Wednesday, December 15, 2010

The Stories That Define Us

As the last blog post about myth and story was pinging about in my head, I encountered those troubling images from yesterday's shooting in Florida.  You've seen the images, and watched the video of Clay Duke, as he threatens school board members, shoots wildly, and then is gunned down by a security guard

What struck me most wasn't that this angry man seemed unable to kill those around him.  If you've got a 9mm pistol with a full magazine, and you're two yards away from your target, even I'd have trouble missing.  When a woman attempted to disarm him...utterly ineffectually...with her purse, he also didn't shoot.  It wasn't the violence that was most striking.

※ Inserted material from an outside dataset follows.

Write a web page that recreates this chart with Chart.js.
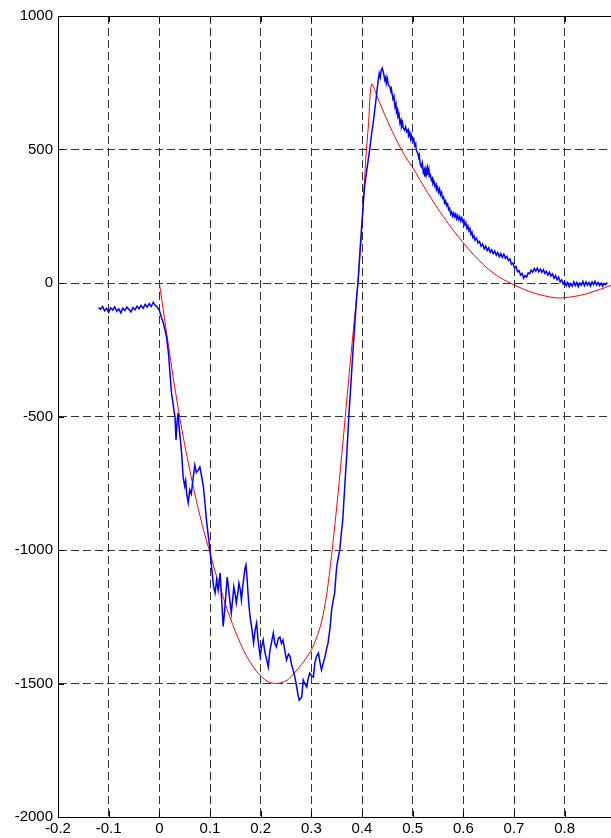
<!DOCTYPE html>
<html>
<head>
<meta charset="utf-8">
<script src="https://cdn.jsdelivr.net/npm/chart.js@4/dist/chart.umd.min.js"></script>
<style>
  html, body { margin: 0; padding: 0; background: #fff; overflow: hidden; }
  #wrap { width: 611px; height: 838px; overflow: hidden; }
</style>
</head>
<body>
<div id="wrap"><canvas id="plot" width="670" height="838"></canvas></div>
<script>
// tick values shown on the axes (axis runs on past the right edge of the picture)
const xTicks = [-0.2, -0.1, 0, 0.1, 0.2, 0.3, 0.4, 0.5, 0.6, 0.7, 0.8];
const yTicks = [-2000, -1500, -1000, -500, 0, 500, 1000];

const measured = [
  [-0.120,-92],[-0.116,-98],[-0.112,-88],[-0.108,-104],[-0.104,-95],[-0.100,-110],[-0.096,-93],[-0.092,-101],
  [-0.088,-89],[-0.084,-106],[-0.080,-97],[-0.076,-112],[-0.072,-94],[-0.068,-103],[-0.064,-90],[-0.060,-99],
  [-0.056,-108],[-0.052,-92],[-0.048,-100],[-0.044,-87],[-0.040,-96],[-0.036,-84],[-0.032,-95],[-0.028,-80],
  [-0.024,-90],[-0.020,-77],[-0.016,-88],[-0.012,-72],[-0.008,-84],[-0.004,-90],[0.000,-102],
  [0.004,-128],[0.008,-151],[0.011,-175],[0.014,-201],[0.016,-230],[0.018,-263],[0.021,-337],[0.024,-412],
  [0.027,-449],[0.029,-480],[0.031,-502],[0.033,-588],[0.035,-520],[0.037,-487],[0.039,-540],[0.041,-577],
  [0.044,-637],[0.047,-727],[0.050,-760],[0.052,-740],[0.054,-790],[0.057,-824],[0.060,-775],[0.063,-790],
  [0.067,-727],[0.070,-682],[0.073,-710],[0.077,-700],[0.080,-689],[0.083,-720],[0.087,-764],[0.090,-824],
  [0.093,-888],[0.096,-937],[0.100,-1000],[0.103,-1061],[0.107,-1136],[0.110,-1161],[0.113,-1112],[0.116,-1150],
  [0.120,-1086],[0.123,-1187],[0.126,-1286],[0.129,-1225],[0.132,-1150],[0.134,-1101],[0.137,-1150],[0.139,-1187],
  [0.142,-1236],[0.145,-1180],[0.147,-1138],[0.150,-1170],[0.152,-1199],[0.155,-1160],[0.157,-1124],[0.160,-1150],
  [0.162,-1187],[0.165,-1130],[0.167,-1101],[0.169,-1070],[0.171,-1056],[0.173,-1100],[0.175,-1161],[0.177,-1210],
  [0.179,-1248],[0.183,-1300],[0.186,-1348],[0.189,-1300],[0.192,-1273],[0.195,-1340],[0.199,-1398],[0.202,-1360],
  [0.205,-1337],[0.208,-1380],[0.212,-1412],[0.215,-1438],[0.218,-1380],[0.222,-1340],[0.225,-1311],[0.228,-1350],
  [0.231,-1363],[0.235,-1330],[0.238,-1326],[0.241,-1350],[0.244,-1337],[0.248,-1380],[0.251,-1412],[0.255,-1390],
  [0.258,-1398],[0.261,-1430],[0.264,-1449],[0.268,-1480],[0.271,-1513],[0.274,-1545],[0.276,-1562],[0.279,-1555],
  [0.281,-1550],[0.284,-1487],[0.287,-1500],[0.291,-1513],[0.294,-1480],[0.297,-1461],[0.300,-1470],[0.304,-1476],
  [0.307,-1423],[0.310,-1400],[0.314,-1386],[0.317,-1420],[0.320,-1449],[0.324,-1420],[0.327,-1400],[0.330,-1370],
  [0.333,-1348],[0.337,-1290],[0.340,-1225],[0.343,-1190],[0.346,-1161],[0.350,-1062],[0.353,-1030],[0.356,-1000],
  [0.359,-940],[0.362,-888],[0.366,-760],[0.370,-640],[0.374,-500],[0.378,-380],[0.382,-260],[0.386,-150],
  [0.390,-40],[0.392,0],[0.396,120],[0.400,230],[0.405,361],[0.410,430],[0.415,498],[0.419,560],
  [0.422,598],[0.426,660],[0.429,710],[0.432,760],[0.434,785],[0.436,770],[0.438,797],[0.440,805],
  [0.442,791],[0.445,760],[0.447,772],[0.448,748],[0.450,765],[0.452,742],[0.455,735],[0.457,718],
  [0.458,726],[0.461,690],[0.463,700],[0.465,660],[0.467,672],[0.468,640],[0.470,650],[0.471,623],
  [0.473,632],[0.475,598],[0.477,610],[0.478,586],[0.480,600],[0.481,582],[0.484,573],[0.486,585],
  [0.488,566],[0.491,575],[0.492,552],[0.494,561],[0.496,540],[0.497,555],[0.500,532],[0.502,540],
  [0.504,515],[0.506,522],[0.507,498],[0.510,486],[0.512,470],[0.513,478],[0.515,445],[0.517,436],
  [0.519,450],[0.521,415],[0.523,425],[0.524,398],[0.526,425],[0.527,408],[0.529,430],[0.530,405],
  [0.532,425],[0.533,400],[0.535,405],[0.537,385],[0.539,392],[0.540,372],[0.542,380],[0.544,362],
  [0.546,370],[0.547,350],[0.549,360],[0.551,340],[0.553,352],[0.555,330],[0.557,340],[0.559,318],
  [0.561,322],[0.563,300],[0.565,308],[0.567,290],[0.569,296],[0.571,275],[0.573,280],[0.575,258],
  [0.577,266],[0.579,250],[0.581,262],[0.583,248],[0.585,258],[0.587,240],[0.589,252],[0.591,238],
  [0.593,248],[0.595,232],[0.597,244],[0.599,230],[0.601,236],[0.603,218],[0.605,226],[0.607,205],
  [0.609,214],[0.611,196],[0.613,204],[0.615,182],[0.617,190],[0.619,170],[0.621,176],[0.623,160],
  [0.626,168],[0.629,150],[0.632,156],[0.635,138],[0.638,146],[0.641,128],[0.644,138],[0.647,122],
  [0.650,132],[0.653,115],[0.656,124],[0.659,110],[0.662,120],[0.665,104],[0.668,114],[0.671,98],
  [0.674,110],[0.677,96],[0.680,108],[0.683,92],[0.686,100],[0.689,84],[0.692,90],[0.695,70],
  [0.698,75],[0.701,56],[0.704,62],[0.707,42],[0.710,46],[0.713,30],[0.716,36],[0.719,18],
  [0.722,28],[0.725,22],[0.728,38],[0.731,35],[0.734,48],[0.737,40],[0.740,54],[0.743,44],
  [0.746,56],[0.749,42],[0.752,52],[0.755,40],[0.758,50],[0.761,36],[0.764,44],[0.767,30],
  [0.770,40],[0.773,26],[0.776,34],[0.779,18],[0.782,28],[0.785,12],[0.788,22],[0.791,4],
  [0.794,12],[0.797,-4],[0.800,6],[0.803,-10],[0.806,2],[0.809,-14],[0.812,-2],[0.815,-12],
  [0.818,4],[0.821,-10],[0.824,2],[0.827,-14],[0.830,0],[0.833,-8],[0.836,6],[0.839,-10],
  [0.842,4],[0.845,-8],[0.848,2],[0.851,-12],[0.854,4],[0.857,-6],[0.860,6],[0.863,-8],
  [0.866,2],[0.869,-10],[0.872,0],[0.875,-12],[0.878,-2],[0.881,-6],[0.884,2]
];

// fitted model (red), [x, y]
const fitted = [
  [0.000,0],[0.010,-130],[0.020,-260],[0.030,-385],[0.040,-500],[0.050,-605],[0.060,-700],[0.070,-790],
  [0.080,-870],[0.090,-945],[0.100,-1010],[0.110,-1080],[0.120,-1140],[0.130,-1200],[0.140,-1255],[0.150,-1305],
  [0.160,-1350],[0.170,-1390],[0.180,-1422],[0.190,-1450],[0.200,-1472],[0.210,-1488],[0.220,-1497],[0.234,-1500],
  [0.250,-1490],[0.260,-1474],[0.270,-1453],[0.280,-1430],[0.290,-1404],[0.300,-1375],[0.310,-1330],[0.320,-1270],
  [0.330,-1170],[0.340,-1020],[0.350,-840],[0.360,-645],[0.367,-500],[0.375,-335],[0.385,-135],[0.392,0],
  [0.400,215],[0.407,450],[0.413,600],[0.419,745],[0.430,698],[0.440,652],[0.450,608],[0.460,567],
  [0.470,528],[0.480,492],[0.490,460],[0.500,433],[0.520,368],[0.540,307],[0.560,250],[0.580,198],
  [0.600,150],[0.620,106],[0.640,68],[0.660,36],[0.680,12],[0.700,-7],[0.720,-24],[0.740,-38],
  [0.760,-48],[0.784,-56],[0.800,-55],[0.820,-50],[0.840,-42],[0.860,-30],[0.880,-17],[0.895,-6]
];

const toPoints = arr => arr.map(p => ({ x: p[0], y: p[1] }));

// short inward tick marks and the top frame line, matlab style
const frameTicks = {
  id: 'frameTicks',
  afterDraw(chart) {
    const { ctx, chartArea: a, scales: { x, y } } = chart;
    ctx.save();
    ctx.strokeStyle = '#000';
    ctx.lineWidth = 1;
    ctx.setLineDash([]);
    ctx.beginPath();
    ctx.moveTo(a.left, a.top + 0.5);
    ctx.lineTo(a.right, a.top + 0.5);
    xTicks.forEach(v => {
      const px = Math.round(x.getPixelForValue(v)) + 0.5;
      ctx.moveTo(px, a.bottom);
      ctx.lineTo(px, a.bottom - 6);
      ctx.moveTo(px, a.top);
      ctx.lineTo(px, a.top + 6);
    });
    yTicks.forEach(v => {
      const py = Math.round(y.getPixelForValue(v)) + 0.5;
      ctx.moveTo(a.left, py);
      ctx.lineTo(a.left + 6, py);
    });
    ctx.stroke();
    ctx.restore();
  }
};

const ctx = document.getElementById('plot').getContext('2d');
new Chart(ctx, {
  type: 'line',
  data: {
    datasets: [
      {
        data: toPoints(measured),
        borderColor: '#0000ff',
        borderWidth: 1.5,
        pointRadius: 0,
        tension: 0,
        fill: false
      },
      {
        data: toPoints(fitted),
        borderColor: '#ff0000',
        borderWidth: 1,
        pointRadius: 0,
        tension: 0.3,
        fill: false
      }
    ]
  },
  options: {
    responsive: false,
    animation: false,
    devicePixelRatio: 1,
    layout: { padding: { top: 16, right: 4, left: 0, bottom: 0 } },
    plugins: { legend: { display: false }, tooltip: { enabled: false } },
    scales: {
      x: {
        type: 'linear',
        min: -0.2,
        max: 1.0,
        afterBuildTicks: s => { s.ticks = xTicks.map(v => ({ value: v })); },
        afterFit: s => { s.height = 21; },
        ticks: {
          color: '#000',
          padding: 3,
          maxRotation: 0,
          autoSkip: false,
          font: { family: 'Liberation Sans', size: 15 },
          callback: v => String(Math.round(v * 10) / 10)
        },
        grid: { color: '#333', lineWidth: 1, drawTicks: false },
        border: { display: true, color: '#000', width: 1, dash: [8, 4] }
      },
      y: {
        type: 'linear',
        min: -2000,
        max: 1000,
        afterBuildTicks: s => { s.ticks = yTicks.map(v => ({ value: v })); },
        afterFit: s => { s.width = 58; },
        ticks: {
          color: '#000',
          padding: 5,
          font: { family: 'Liberation Sans', size: 15 },
          callback: v => String(v)
        },
        grid: { color: '#333', lineWidth: 1, drawTicks: false },
        border: { display: true, color: '#000', width: 1, dash: [8, 4] }
      }
    }
  },
  plugins: [frameTicks]
});
</script>
</body>
</html>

It was, rather, that he spraypainted the "V" from "V for Vendetta" on the wall.  That movie, with it's themes of revenge and uprising against a totalitarian society, never struck me as particularly amazing.  It was a diversion, and occasionally amusing, but too often overwrought and adolescent, particularly in the goofy "we're all wearing masks now" hoo hah doltishness of the ending.  Oops.  Spoiler.  Although really, it ain't spoiling anything special.

Honestly, I'm more of a Fight Club guy. 

Not that I'll talk about it

What? 

I didn't say anything.

V for Vendetta and films like it seem to be a big deal for many frustrated souls.  I've seen, for instance, lots of Guy Fawkes masks as Facebook profiles over the years.  This is a movie that expresses the inchoate, formless rage of those trapped in our frustrating, dehumanizing culture.  For folks with little other hope and purpose in life, these movies become the myths that define their existence.   This story of violent revenge, of rising up against the powers, was clearly a story that spoke into the life of this man.  It spoke his anger, spoke his frustration, and ultimately, it was part of how he ended his life.

As I re-immersed myself in Joseph Campbell yesterday, one of the things he notes is that in our era, the idea of defining story has become shallower and more immediate.  We're defined by global mass media.  Movies and television have become our storytellers.  The stories that pour into us from that big pipe articulate who we are...but they are increasingly not something we share across generations, or even necessarily with those around us.  The buffet-table myths of the modern era are as scattered and shattered as our increasingly diffuse sense of identity in a global consumer culture. 

Yet another reason that I find the great and ancient story of the Gospel so compelling.  If you want to find your ground and your purpose, the whirling chaos of this mass media era is not the place to look.